I know what to do. I move into range and give myself three arrows to get the job done. I place my feet carefully, block out the rest of the world as I take meticulous aim, The first arrow tears through the side of the bag near the top, leaving a split in the burlap. The second widens it to a gaping hole. I can see the first apple teetering when I let the third arrow go, catching the torn flap of burlap and ripping it from the bag.
For a moment, everything seems frozen in time. Then the apples spill to the ground and I’m blown backward into the air.
17.
The impact with the hard-packed earth of the plain knocks the wind out of me. My backpack does little to soften the blow. Fortunately my quiver has caught in the crook of my elbow, sparing both itself and my shoulder, and my bow is locked in my grasp. The ground still shakes with explosions. I can’t hear them. I can’t hear anything at the moment. But the apples must have set off enough mines, causing debris to activate the others. I manage to shield my face with my arms as shattered bits of matter, some of it burning, rain down around me. An acrid smoke fills the air, which is not the best remedy for someone trying to regain the ability to breathe.
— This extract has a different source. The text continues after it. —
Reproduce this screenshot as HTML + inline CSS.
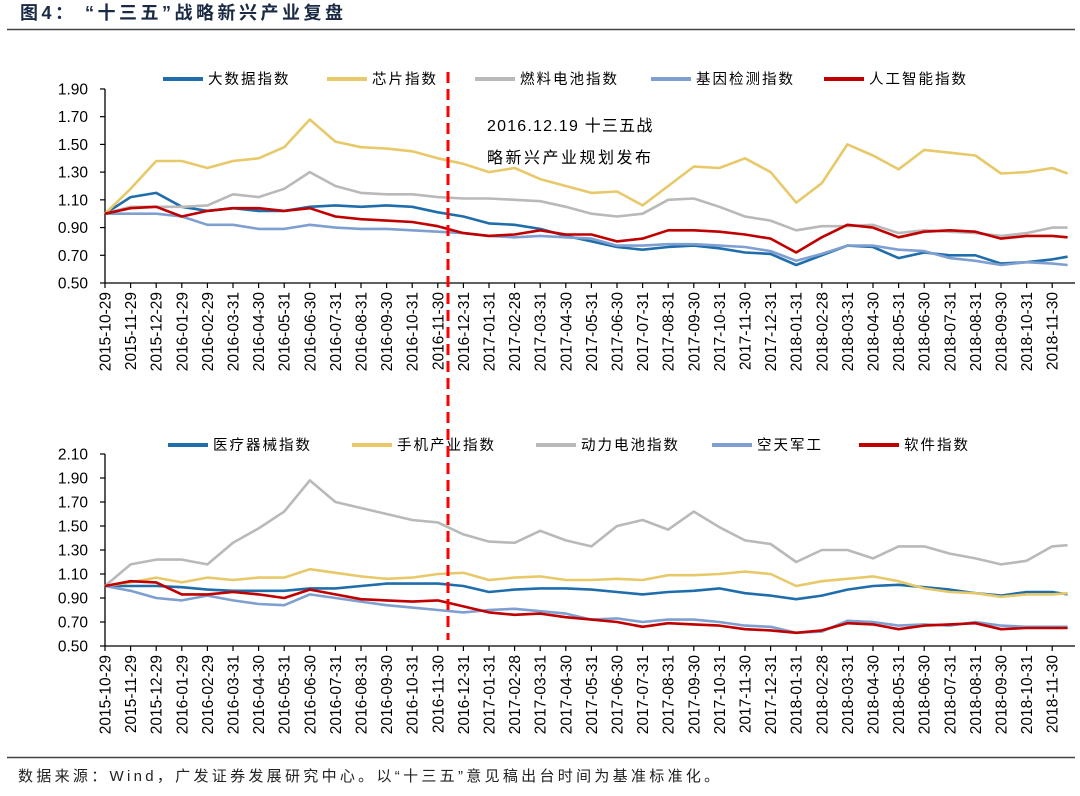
<!DOCTYPE html>
<html><head><meta charset="utf-8">
<style>
html,body{margin:0;padding:0;background:#fff;}
body{width:1080px;height:791px;overflow:hidden;font-family:"Liberation Sans","Noto Sans CJK SC",sans-serif;}
svg text{font-family:"Liberation Sans","Noto Sans CJK SC",sans-serif;}
</style></head>
<body>
<svg id="chart" width="1080" height="791" viewBox="0 0 1080 791" xmlns="http://www.w3.org/2000/svg">
<text x="20" y="19" font-size="18" font-weight="bold" fill="#1a2a44" letter-spacing="3.5">图4：  “十三五”战略新兴产业复盘</text>
<line x1="7" y1="29.5" x2="1075" y2="29.5" stroke="#444" stroke-width="1.5"/>
<line x1="7" y1="757.5" x2="1075" y2="757.5" stroke="#444" stroke-width="1.5"/>
<text x="18" y="781" font-size="15" fill="#222" letter-spacing="3.3">数据来源：Wind，广发证券发展研究中心。以“十三五”意见稿出台时间为基准标准化。</text>
<g id="top"></g>
<g id="bottom"></g>
<line x1="448" y1="72" x2="448" y2="640" stroke="#ff0000" stroke-width="3" stroke-dasharray="11,6"/>
<text x="487" y="131" font-size="16" fill="#000" letter-spacing="1.2">2016.12.19 十三五战</text>
<text x="487" y="163" font-size="16" fill="#000" letter-spacing="2.5">略新兴产业规划发布</text>
</svg>
<script>
const months = ["2015-10-29","2015-11-29","2015-12-29","2016-01-29","2016-02-29","2016-03-31","2016-04-30","2016-05-31","2016-06-30","2016-07-31","2016-08-31","2016-09-30","2016-10-31","2016-11-30","2016-12-31","2017-01-31","2017-02-28","2017-03-31","2017-04-30","2017-05-31","2017-06-30","2017-07-31","2017-08-31","2017-09-30","2017-10-31","2017-11-30","2017-12-31","2018-01-31","2018-02-28","2018-03-31","2018-04-30","2018-05-31","2018-06-30","2018-07-31","2018-08-31","2018-09-30","2018-10-31","2018-11-30"];
const endMonth = 37.6;
const topTicks = ["0.50","0.70","0.90","1.10","1.30","1.50","1.70","1.90"];
const bottomTicks = ["0.50","0.70","0.90","1.10","1.30","1.50","1.70","1.90","2.10"];

const bigData = [1.00,1.12,1.15,1.05,1.02,1.04,1.02,1.02,1.05,1.06,1.05,1.06,1.05,1.01,0.98,0.93,0.92,0.89,0.84,0.80,0.76,0.74,0.76,0.77,0.75,0.72,0.71,0.63,0.70,0.77,0.76,0.68,0.72,0.70,0.70,0.64,0.65,0.67,0.69];
const chip = [1.00,1.18,1.38,1.38,1.33,1.38,1.40,1.48,1.68,1.52,1.48,1.47,1.45,1.40,1.36,1.30,1.33,1.25,1.20,1.15,1.16,1.06,1.20,1.34,1.33,1.40,1.30,1.08,1.22,1.50,1.42,1.32,1.46,1.44,1.42,1.29,1.30,1.33,1.29];
const fuelCell = [1.00,1.05,1.05,1.05,1.06,1.14,1.12,1.18,1.30,1.20,1.15,1.14,1.14,1.12,1.11,1.11,1.10,1.09,1.05,1.00,0.98,1.00,1.10,1.11,1.05,0.98,0.95,0.88,0.91,0.91,0.92,0.86,0.88,0.87,0.86,0.84,0.86,0.90,0.90];
const gene = [1.00,1.00,1.00,0.98,0.92,0.92,0.89,0.89,0.92,0.90,0.89,0.89,0.88,0.87,0.86,0.84,0.83,0.84,0.83,0.82,0.77,0.77,0.78,0.78,0.77,0.76,0.73,0.66,0.71,0.77,0.77,0.74,0.73,0.68,0.66,0.63,0.65,0.64,0.63];
const ai = [1.00,1.04,1.05,0.98,1.02,1.04,1.04,1.02,1.04,0.98,0.96,0.95,0.94,0.91,0.86,0.84,0.85,0.88,0.85,0.85,0.80,0.82,0.88,0.88,0.87,0.85,0.82,0.72,0.83,0.92,0.90,0.83,0.87,0.88,0.87,0.82,0.84,0.84,0.83];

const medical = [1.00,1.00,1.00,0.99,0.97,0.96,0.96,0.96,0.98,0.98,1.00,1.02,1.02,1.02,1.00,0.95,0.97,0.98,0.98,0.97,0.95,0.93,0.95,0.96,0.98,0.94,0.92,0.89,0.92,0.97,1.00,1.01,0.99,0.97,0.94,0.92,0.95,0.95,0.93];
const phone = [1.00,1.03,1.07,1.03,1.07,1.05,1.07,1.07,1.14,1.11,1.08,1.06,1.07,1.10,1.11,1.05,1.07,1.08,1.05,1.05,1.06,1.05,1.09,1.09,1.10,1.12,1.10,1.00,1.04,1.06,1.08,1.04,0.98,0.95,0.94,0.91,0.93,0.93,0.94];
const battery = [1.00,1.18,1.22,1.22,1.18,1.36,1.48,1.62,1.88,1.70,1.65,1.60,1.55,1.53,1.43,1.37,1.36,1.46,1.38,1.33,1.50,1.55,1.47,1.62,1.49,1.38,1.35,1.20,1.30,1.30,1.23,1.33,1.33,1.27,1.23,1.18,1.21,1.33,1.34];
const aerospace = [1.00,0.96,0.90,0.88,0.92,0.88,0.85,0.84,0.93,0.90,0.87,0.84,0.82,0.80,0.78,0.80,0.81,0.79,0.77,0.72,0.73,0.70,0.72,0.72,0.70,0.67,0.66,0.61,0.62,0.71,0.70,0.67,0.68,0.67,0.70,0.67,0.66,0.66,0.66];
const software = [1.00,1.04,1.03,0.93,0.93,0.95,0.93,0.90,0.97,0.93,0.89,0.88,0.87,0.88,0.83,0.78,0.76,0.77,0.74,0.72,0.70,0.66,0.69,0.68,0.67,0.64,0.63,0.61,0.63,0.69,0.68,0.64,0.67,0.68,0.69,0.64,0.65,0.65,0.65];

const NS = "http://www.w3.org/2000/svg";
const C = {blue:"#1f6dab", yellow:"#e8c96a", gray:"#b9b9b9", light:"#7f9fd1", red:"#c00000"};
function el(tag, attrs, parent){const e=document.createElementNS(NS,tag);for(const k in attrs)e.setAttribute(k,attrs[k]);parent.appendChild(e);return e;}
function xScale(i){const t = i < months.length ? i : endMonth; return 105 + t*25.6;}

function drawPanel(g, cfg){
  const yScale = v => cfg.y0 - (v-0.5)*cfg.k;
  const ya = el("line",{x1:105,y1:yScale(parseFloat(cfg.ticks[cfg.ticks.length-1])),x2:105,y2:cfg.y0,stroke:"#000","stroke-width":1.3},g);
  
  
  cfg.ticks.forEach(t=>{
    const y = yScale(parseFloat(t));
    const tk = el("line",{x1:100,y1:y,x2:105,y2:y,stroke:"#000","stroke-width":1.2},g);
    
    
    const tx = el("text",{x:88,y:y+5.5,"font-size":15.5,"text-anchor":"end",fill:"#000"},g);
    tx.textContent = t;
    
    
  });
  const xa = el("line",{x1:105,y1:cfg.y0,x2:1075,y2:cfg.y0,stroke:"#000","stroke-width":1.3},g);
  
  
  months.forEach((m,i)=>{
    const x = xScale(i);
    const tk = el("line",{x1:x,y1:cfg.y0,x2:x,y2:cfg.y0+5,stroke:"#000","stroke-width":1.2},g);
    
    
    const tx = el("text",{x:0,y:0,"font-size":15.5,"text-anchor":"end",fill:"#000",transform:`translate(${x+5.5},${cfg.y0+9}) rotate(-90)`},g);
    tx.textContent = m;
    
    
  });
  cfg.series.forEach(s=>{
    const d = s.v.map((v,i)=>(i?"L":"M")+xScale(i).toFixed(1)+","+yScale(v).toFixed(1)).join(" ");
    const p = el("path",{d:d,fill:"none",stroke:s.c,"stroke-width":2.6,"stroke-linejoin":"round"},g);
    
    
  });
  cfg.series.forEach(s=>{
    const l = el("line",{x1:s.lx,y1:cfg.ly,x2:s.lx+40,y2:cfg.ly,stroke:s.c,"stroke-width":4},g);
    
    
    const t = el("text",{x:s.lx+45,y:cfg.ly+5,"font-size":14.5,fill:"#000","letter-spacing":2},g);
    t.textContent = s.label;
    
    
  });
}

drawPanel(document.getElementById("top"),{p:"top",y0:283,k:138.6,ticks:topTicks,ly:79,series:[
  {n:"big-data",label:"大数据指数",v:bigData,c:C.blue,lx:163},
  {n:"chip",label:"芯片指数",v:chip,c:C.yellow,lx:327},
  {n:"fuel-cell",label:"燃料电池指数",v:fuelCell,c:C.gray,lx:475},
  {n:"gene-test",label:"基因检测指数",v:gene,c:C.light,lx:651},
  {n:"ai",label:"人工智能指数",v:ai,c:C.red,lx:824}
]});
drawPanel(document.getElementById("bottom"),{p:"bottom",y0:646,k:120,ticks:bottomTicks,ly:445,series:[
  {n:"medical-device",label:"医疗器械指数",v:medical,c:C.blue,lx:168},
  {n:"phone-industry",label:"手机产业指数",v:phone,c:C.yellow,lx:352},
  {n:"power-battery",label:"动力电池指数",v:battery,c:C.gray,lx:536},
  {n:"aerospace-defense",label:"空天军工",v:aerospace,c:C.light,lx:712},
  {n:"software",label:"软件指数",v:software,c:C.red,lx:859}
]});
</script>
</body></html>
After about a minute, the ground stops vibrating. I roll on my side and allow myself a moment of satisfaction the sight of the smoldering wreckage that was recently the pyramid. The Careers aren’t likely to salvage anything out of that.
I’d better get out of here, I think. They’ll be making a beeline for the place. But once I’m on my feet, I realize escape may not be so simple. I’m dizzy. Not the slightly wobbly kind, but the kind that sends the trees swooping around you and causes the earth to move in waves under your feet.